Zimbabwe Africa 
Corporate Guide Zimbabwe
Corporate Guide

Are there any annual compliance requirements that a company must meet in Zimbabwe?

Yes. For private companies, public companies, cooperative companies and companies limited by guarantee, the following must be done post-formation:

  • No later than 21 days after the date of the anniversary of its incorporation, the company must submit an annual return together with the prescribed fee.
  • When the company intends to:
    • Change its address – the company secretary must file a notice of change of address.
    • Change the list of its directors and secretaries – the company secretary must file such notice.
    • Change its name – the company secretary must file a notice of change of company name and the special resolution, together with proof of advertisement of the change.
    • Amend or substitute its memorandum and articles of association – the company secretary must file such notice and special resolution.
    • Vary its share capital – the company secretary must file such notice of variation notice of con-version, consolidation and split of share capital, accompanied by special resolution.
    • Increase its share capital – the company secretary must file such notice of increase of share capital and special resolution.
    • Allot shares – the company secretary must file such notice of allotment of shares.
    • Change the address at which the Register of Mortgages and Debentures is kept or any change in that place – the company secretary must file such notice of change in address of Register of Mortgages and Debentures.
    • Change the address at which the branch register of members is kept or any change in that place – the company secretary must file such notice of change in address in the branch register of members.
    • Voluntarily wind-up – the company secretary must file such notice.
    • Convert from a private company to a private business corporation – the company secretary must file such notice.
  • If after the formation of the company, any shareholder of a private company becomes the nominee shareholder for a beneficial owner who holds more than 20% of the shares of that company, the nominee shareholder shall within 30 days of becoming the nominee shareholder, disclose the particulars of such beneficial ownership to the company secretary who shall transmit such particulars to the Registrar together with the prescribed fee.
  • For a private company and a cooperative, after the annual general meeting, the company secretary must file a declaration that the annual general meeting has been held (to be submitted by a company that has more than one shareholder) accompanied by the prescribed fee.
  • For a public company, within one month of its formation and not more than three months after formation, it must hold a statutory instrument meeting, and the directors of the company are required to cause the certification of a statutory report to be filed before the meeting, with the registrar together with the prescribed fee.
  • For a company limited by guarantee, it must no earlier than the anniversary of its incorporation or no later than 30 days thereafter, submit to the registrar a declaration of the continuance of its existence together with the prescribed fee. If such declaration is not timeously filed the registrar shall give to the association notice in writing of his or her intention to cause the Minister to withdraw the licence and shall allow it to submit in writing arguments in opposition to revocation before advising the Minister to withdraw the licence.
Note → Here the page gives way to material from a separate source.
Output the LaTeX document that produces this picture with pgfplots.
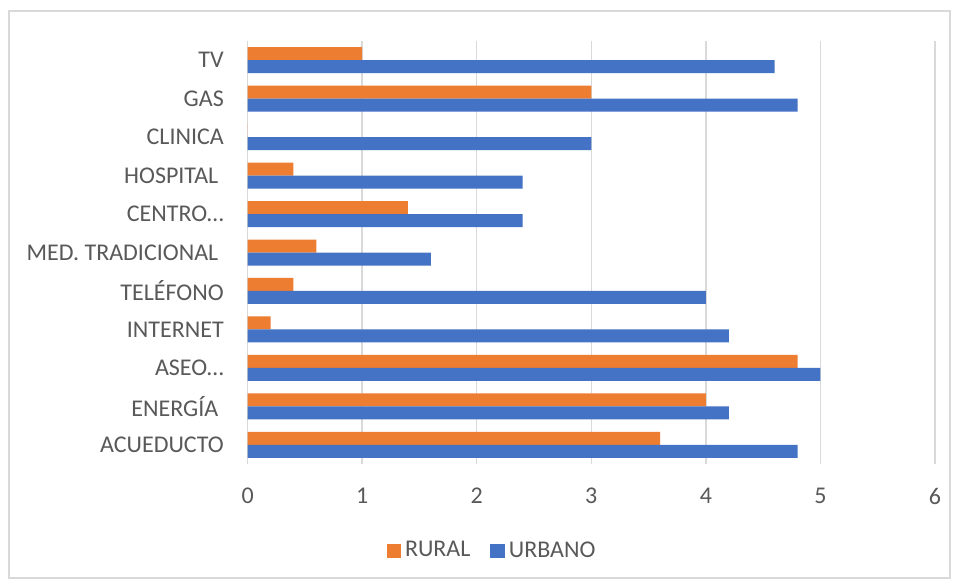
\documentclass[border=0pt]{standalone}
\usepackage{pgfplots}
\pgfplotsset{compat=1.18}
\usepackage{fontspec}
\setmainfont{Carlito}
\definecolor{cOrange}{HTML}{ED7D31}
\definecolor{cBlue}{HTML}{4472C4}
\definecolor{cText}{HTML}{595959}
\definecolor{cGrid}{HTML}{D9D9D9}
\newcommand{\tsp}{\kern0.23em}
\begin{document}
\begin{tikzpicture}
\fill[white] (0,0) rectangle (478pt,292pt);
\draw[cGrid, line width=0.75pt] (4.5pt,3pt) rectangle (475pt,286.5pt);
\begin{axis}[
  at={(123.8pt,60pt)}, anchor=south west,
  scale only axis, width=343.7pt, height=211.5pt,
  xbar, bar width=6.5pt,
  xmin=0, xmax=6, ymin=-0.5, ymax=10.5,
  xtick={0,1,2,3,4,5,6},
  ytick={0,1,2,3,4,5,6,7,8,9,10},
  yticklabels={ACUEDUCTO,{ENERGÍA\tsp},{ASEO…},INTERNET,TELÉFONO,{MED. TRADICIONAL\tsp},{CENTRO…},{HOSPITAL\tsp},CLINICA,GAS,TV},
  xmajorgrids, grid style={cGrid, line width=0.75pt},
  axis line style={draw=none},
  tick style={draw=none},
  /pgf/number format/assume math mode=true,
  tick label style={font=\fontsize{12}{14}\selectfont, text=cText},
  yticklabel style={xshift=-4.1pt},
  xticklabel style={yshift=-8.5pt},
  legend style={at={(0.357,-0.205)}, anchor=center, draw=none, fill=none,
    font=\fontsize{12}{14}\selectfont, text=cText, legend columns=2,
    /tikz/every even column/.append style={column sep=8pt}},
  legend image code/.code={\fill[#1] (0pt,-3.6pt) rectangle (7.2pt,3.6pt);},
]
\addplot[fill=cOrange, draw=none, bar shift=3.25pt] coordinates {
 (3.6,0) (4.0,1) (4.8,2) (0.2,3) (0.4,4) (0.6,5) (1.4,6) (0.4,7) (0,8) (3.0,9) (1.0,10)};
\addlegendentry{RURAL}
\addplot[fill=cBlue, draw=none, bar shift=-3.25pt] coordinates {
 (4.8,0) (4.2,1) (5.0,2) (4.2,3) (4.0,4) (1.6,5) (2.4,6) (2.4,7) (3.0,8) (4.8,9) (4.6,10)};
\addlegendentry{URBANO}
\end{axis}
\end{tikzpicture}
\end{document}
For a foreign company, the following must be done post-formation:

  • Notify the office of the Registrar no later than 21 days after the date of the anniversary of its incorporation, of its annual returns together with the prescribed fee.
  • When a foreign company intends to:
    • change its address, the company secretary must file a notice of change of address; or
    • change the list of its principal officers, must file such notice.
  • Notify the office of the Registrar of any pending liquidation proceedings and changes made to its name, memorandum or charter, together with the prescribed fee no later than 30 days after such changes.

For voluntary registration of partnership agreements etc., the following must be done post-formation:

  • No later than 14 days after any changes made to the constitutive document of an association registered voluntarily, the responsible person shall submit an original or copy of the change to the constitutive document together with the applicable form indicating amendments or changes to constitutive documents and the prescribed fee.
  • The registration shall be valid for 12 months and may be renewed upon receipt by the Registrar of a form of declaration of continuance of existence of the association confirming that the association is still in existence.